Clothing retailer H&M has been slapped a $40-million penalty after it was found guilty of spying on its employees.
According to a report by The Independent quoting Hamburg’s data protection commissioner Johannes Caspar, H&M was found collecting private information about employees at a customer service centre in Nuremberg, Germany.
Information range from harmless details to family issues and even religious beliefs.
Up to 50 managers were able to access private information “to obtain a detailed profile of employees for measures and decisions regarding their employment,” according to the statement.
“The combination of collecting details about their private lives and the recording of their activities led to a particularly intensive encroachment on employees’ civil rights,” the data protection commissioner said.
The privacy violation was discovered after the information went briefly visible to all people on the company network.
In a statement, H&M said it was taking full responsibility while apologising unreservedly to its employees.
It said it would review the penalty imposed.
Caspar welcomed H&M’s decision to pay compensation to employees at the Nuremberg service centre and take measures to prevent data privacy breaches anew.

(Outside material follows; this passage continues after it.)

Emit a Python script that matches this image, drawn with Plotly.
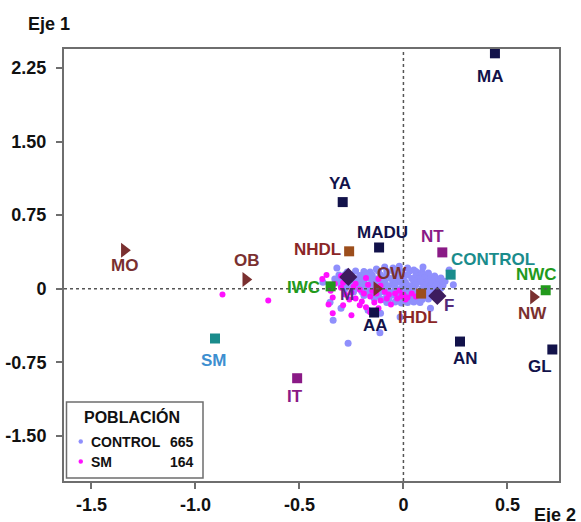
import plotly.graph_objects as go

# ---------------- data ----------------
cat_names = ["MA", "YA", "MADU", "NHDL", "NT", "CONTROL", "IWC", "M", "OW", "IHDL",
             "F", "AA", "AN", "GL", "NWC", "NW", "MO", "OB", "SM", "IT"]
cat_x = [0.44, -0.292, -0.117, -0.261, 0.187, 0.227, -0.35, -0.265, -0.128, 0.085,
         0.163, -0.141, 0.272, 0.716, 0.684, 0.625, -1.342, -0.758, -0.906, -0.511]
cat_y = [2.40, 0.883, 0.42, 0.381, 0.37, 0.143, 0.024, 0.12, 0.0, -0.05,
         -0.074, -0.243, -0.539, -0.62, -0.016, -0.085, 0.391, 0.093, -0.508, -0.913]

x_tick_vals = [-1.5, -1.0, -0.5, 0, 0.5]
x_tick_text = ["-1.5", "-1.0", "-0.5", "0", "0.5"]
y_tick_vals = [2.25, 1.5, 0.75, 0, -0.75, -1.5]
y_tick_text = ["2.25", "1.50", "0.75", "0", "-0.75", "-1.50"]

legend_groups = ["CONTROL", "SM"]
legend_counts = [665, 164]

control_x = [
    -0.13, -0.09, -0.05, -0.02, 0.02, 0.05,
    -0.27, -0.23, -0.19, -0.16, -0.12, -0.08, -0.05, -0.01, 0.03, 0.06, 0.09, 0.12,
    -0.31, -0.28, -0.25, -0.21, -0.18, -0.15, -0.11, -0.08, -0.04, -0.01, 0.02, 0.06, 0.09, 0.12, 0.15,
    -0.33, -0.30, -0.26, -0.23, -0.20, -0.16, -0.13, -0.10, -0.06, -0.03, 0.00, 0.04, 0.07, 0.10, 0.13, 0.16, 0.18,
    -0.32, -0.29, -0.25, -0.22, -0.19, -0.15, -0.12, -0.09, -0.05, -0.02, 0.01, 0.05, 0.08, 0.11, 0.14, 0.17, 0.20,
    -0.30, -0.27, -0.24, -0.20, -0.17, -0.14, -0.10, -0.07, -0.04, 0.00, 0.03, 0.06, 0.10, 0.13, 0.16, 0.19,
    -0.28, -0.24, -0.21, -0.18, -0.14, -0.11, -0.08, -0.04, -0.01, 0.02, 0.05, 0.09, 0.12, 0.15, 0.18,
    -0.24, -0.20, -0.17, -0.13, -0.10, -0.06, -0.03, 0.00, 0.04, 0.07, 0.10, 0.13, 0.16,
    -0.19, -0.15, -0.12, -0.08, -0.05, -0.01, 0.02, 0.05, 0.08, 0.11, 0.14,
    -0.14, -0.10, -0.07, -0.03, 0.00, 0.03, 0.06, 0.09, 0.12,
    -0.08, -0.04, -0.01, 0.02, 0.05, 0.08,
    -0.387, -0.353, -0.338, -0.266, -0.113, -0.32, 0.094, -0.016, -0.11, 0.22, 0.24, -0.17, 0.13, -0.30,
]
control_y = [
    0.20, 0.22, 0.21, 0.23, 0.21, 0.19,
    0.17, 0.18, 0.175, 0.17, 0.18, 0.175, 0.18, 0.17, 0.18, 0.175, 0.17, 0.16,
    0.14, 0.145, 0.14, 0.135, 0.145, 0.14, 0.14, 0.135, 0.145, 0.14, 0.14, 0.135, 0.14, 0.145, 0.13,
    0.10, 0.11, 0.105, 0.10, 0.11, 0.105, 0.10, 0.11, 0.105, 0.10, 0.11, 0.105, 0.10, 0.11, 0.105, 0.10, 0.11,
    0.07, 0.075, 0.07, 0.065, 0.075, 0.07, 0.065, 0.075, 0.07, 0.07, 0.065, 0.075, 0.07, 0.065, 0.075, 0.07, 0.075,
    0.035, 0.03, 0.04, 0.035, 0.03, 0.04, 0.035, 0.03, 0.04, 0.035, 0.03, 0.04, 0.035, 0.03, 0.04, 0.035,
    0.0, -0.005, 0.005, 0.0, -0.005, 0.005, 0.0, -0.005, 0.005, 0.0, -0.005, 0.005, 0.0, -0.005, 0.005,
    -0.035, -0.03, -0.04, -0.035, -0.03, -0.04, -0.035, -0.03, -0.04, -0.035, -0.03, -0.04, -0.035,
    -0.07, -0.065, -0.075, -0.07, -0.065, -0.075, -0.07, -0.065, -0.075, -0.07, -0.065,
    -0.10, -0.11, -0.105, -0.10, -0.11, -0.105, -0.10, -0.11, -0.105,
    -0.14, -0.135, -0.145, -0.14, -0.135, -0.14,
    0.065, -0.139, -0.322, -0.556, -0.45, 0.21, 0.22, -0.29, -0.25, 0.19, 0.04, -0.22, -0.20, -0.20,
]

sm_x = [
    -0.29, -0.23, -0.17, -0.11,
    -0.30, -0.24, -0.21, -0.15, -0.09,
    -0.28, -0.25, -0.19, -0.16, -0.13, -0.07, -0.04,
    -0.26, -0.23, -0.20, -0.14, -0.11, -0.08,
    -0.21, -0.18, -0.12,
    -0.39, -0.37, -0.35, -0.34, -0.33, -0.34, -0.25, -0.16, -0.06, -0.03, -0.02,
    0.00, 0.02, 0.04, 0.01, 0.06, -0.01,
    -0.12, -0.18, -0.30,
    -0.87, -0.65, -0.36, -0.29,
]
sm_y = [
    0.06, 0.05, 0.04, 0.03,
    0.01, 0.02, -0.01, -0.02, -0.03,
    -0.06, -0.04, -0.05, -0.08, -0.05, -0.06, -0.05,
    -0.11, -0.10, -0.13, -0.14, -0.12, -0.10,
    -0.17, -0.19, -0.20,
    0.10, 0.14, -0.02, -0.09, 0.05, -0.25, -0.27, -0.24, -0.16, -0.10, -0.02,
    -0.06, -0.09, -0.05, -0.11, -0.08, -0.08,
    0.10, 0.11, 0.13,
    -0.06, -0.12, -0.16, -0.17,
]

# ---------------- styles ----------------
NAVY = "#12124a"
BROWN_SQ = "#9c4e1c"
DARKRED = "#8b2626"
PURPLE = "#8a1a86"
TEAL = "#1a8c8c"
GREEN = "#229a1c"
DIAM = "#3d1c5e"
DIAM_TXT = "#52297a"
TRI = "#7a3030"
SMTXT = "#3d8fd0"

style = {
    "MA": ("square", NAVY, NAVY, -5, 23),
    "YA": ("square", NAVY, NAVY, -3, -19),
    "MADU": ("square", NAVY, NAVY, 3, -15),
    "NHDL": ("square", BROWN_SQ, DARKRED, -32, -1.5),
    "NT": ("square", PURPLE, PURPLE, -10, -15.5),
    "CONTROL": ("square", TEAL, TEAL, 42, -15),
    "IWC": ("square", GREEN, GREEN, -27, 1.5),
    "M": ("diamond", DIAM, DIAM_TXT, -1, 18),
    "OW": ("triangle-right", TRI, TRI, 15, -15),
    "IHDL": ("square", BROWN_SQ, DARKRED, -3.5, 24),
    "F": ("diamond", DIAM, DIAM_TXT, 12, 10),
    "AA": ("square", NAVY, NAVY, 1, 13),
    "AN": ("square", NAVY, NAVY, 5, 17),
    "GL": ("square", NAVY, NAVY, -12, 17),
    "NWC": ("square", GREEN, GREEN, -9, -15.5),
    "NW": ("triangle-right", TRI, TRI, -1, 16),
    "MO": ("triangle-right", TRI, TRI, 0, 15.5),
    "OB": ("triangle-right", TRI, TRI, 1, -19),
    "SM": ("square", TEAL, SMTXT, -1, 22),
    "IT": ("square", PURPLE, PURPLE, -2, 18.5),
}
sym_size = {"square": 10, "diamond": 14, "triangle-right": 13}

FONT = "Liberation Sans, Arial, sans-serif"
AXC = "#6e6e6e"

fig = go.Figure()

fig.add_trace(go.Scatter(x=control_x, y=control_y, mode="markers",
                         marker=dict(color="#8f8ffc", size=7, opacity=1, line=dict(width=0)),
                         hoverinfo="skip"))
fig.add_trace(go.Scatter(x=sm_x, y=sm_y, mode="markers",
                         marker=dict(color="#ff10ff", size=6, opacity=1, line=dict(width=0)),
                         hoverinfo="skip"))

# category markers
fig.add_trace(go.Scatter(
    x=cat_x, y=cat_y, mode="markers", text=cat_names,
    marker=dict(symbol=[style[n][0] for n in cat_names],
                color=[style[n][1] for n in cat_names],
                size=[sym_size[style[n][0]] for n in cat_names],
                opacity=1, line=dict(width=0)),
))

annotations = []
for n, xv, yv in zip(cat_names, cat_x, cat_y):
    sym, mc, tc, dx, dy = style[n]
    annotations.append(dict(x=xv, y=yv, xref="x", yref="y", text=n, showarrow=False,
                            xshift=dx, yshift=-dy, xanchor="center", yanchor="middle",
                            font=dict(family=FONT, size=17, color=tc, weight="bold")))

# axis titles
annotations.append(dict(x=-0.031, y=1.057, xref="paper", yref="paper", text="Eje 1",
                        showarrow=False, xanchor="center", yanchor="middle",
                        font=dict(family=FONT, size=18, color="#111", weight="bold")))
annotations.append(dict(x=0.992, y=-0.079, xref="paper", yref="paper", text="Eje 2",
                        showarrow=False, xanchor="center", yanchor="middle",
                        font=dict(family=FONT, size=18, color="#111", weight="bold")))


# legend box (paper coords from pixels: x=(px-64)/495, y=(481-py)/432)
def px(p):
    return (p - 64) / 495.0


def py(p):
    return (481 - p) / 432.0


shapes = [
    dict(type="line", xref="x", yref="paper", x0=0, x1=0, y0=0, y1=1,
         line=dict(color="#555", width=1.5, dash="3px,3px"), layer="above"),
    dict(type="line", xref="paper", yref="y", x0=0, x1=1, y0=0, y1=0,
         line=dict(color="#555", width=1.5, dash="3px,3px"), layer="above"),
    dict(type="rect", xref="paper", yref="paper", x0=px(66.5), x1=px(203), y0=py(478), y1=py(402),
         line=dict(color=AXC, width=1.5), fillcolor="white", layer="above"),
]
annotations.append(dict(x=px(82), y=py(417), xref="paper", yref="paper", text="POBLACIÓN",
                        showarrow=False, xanchor="left", yanchor="middle",
                        font=dict(family=FONT, size=16, color="#111", weight="bold")))
dot_colors = ["#8f8ffc", "#ff10ff"]
for i, (g, c) in enumerate(zip(legend_groups, legend_counts)):
    yy = 441.5 + 20 * i
    annotations.append(dict(x=px(89), y=py(yy), xref="paper", yref="paper", text=g,
                            showarrow=False, xanchor="left", yanchor="middle",
                            font=dict(family=FONT, size=14, color="#111", weight="bold")))
    annotations.append(dict(x=px(196), y=py(yy), xref="paper", yref="paper", text=str(c),
                            showarrow=False, xanchor="right", yanchor="middle",
                            font=dict(family=FONT, size=14, color="#111", weight="bold")))
    shapes.append(dict(type="circle", xref="paper", yref="paper",
                       x0=px(78.5), x1=px(83), y0=py(yy + 2.3), y1=py(yy - 2.3),
                       fillcolor=dot_colors[i], line=dict(width=0), layer="above"))

fig.update_layout(
    width=581, height=522,
    margin=dict(l=64, r=22, t=49, b=41, autoexpand=False),
    plot_bgcolor="white", paper_bgcolor="white",
    showlegend=False,
    shapes=shapes, annotations=annotations,
    font=dict(family=FONT),
)
fig.update_xaxes(range=[-1.632, 0.748], tickvals=x_tick_vals, ticktext=x_tick_text,
                 showgrid=False, zeroline=False, showline=True, mirror=True, automargin=False,
                 linecolor=AXC, linewidth=2, ticks="outside", ticklen=6, tickwidth=1.5,
                 tickcolor=AXC, ticklabelstandoff=0,
                 tickfont=dict(family=FONT, size=18, color="#111", weight="bold"))
fig.update_yaxes(range=[-1.961, 2.444], tickvals=y_tick_vals, ticktext=y_tick_text,
                 showgrid=False, zeroline=False, showline=True, mirror=True, automargin=False,
                 linecolor=AXC, linewidth=2, ticks="outside", ticklen=6, tickwidth=1.5,
                 tickcolor=AXC, ticklabelstandoff=6,
                 tickfont=dict(family=FONT, size=18, color="#111", weight="bold"))

fig.write_html("out.html", config={"displayModeBar": False},
               post_script="document.body.style.margin='0';")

“[The steps] show the intention to give the employees the respect and appreciation they deserve as dependent workers in their daily work for their company,” Caspar said.
H&M is a Sweden-based low-cost retailer with stores located globally.
Amid the coronavirus pandemic, the company was planning to shut down 250 stores as customers have turned to online shopping.
Sales have recovered in September but were nonetheless 5% lower than its sales posted in the same month last year.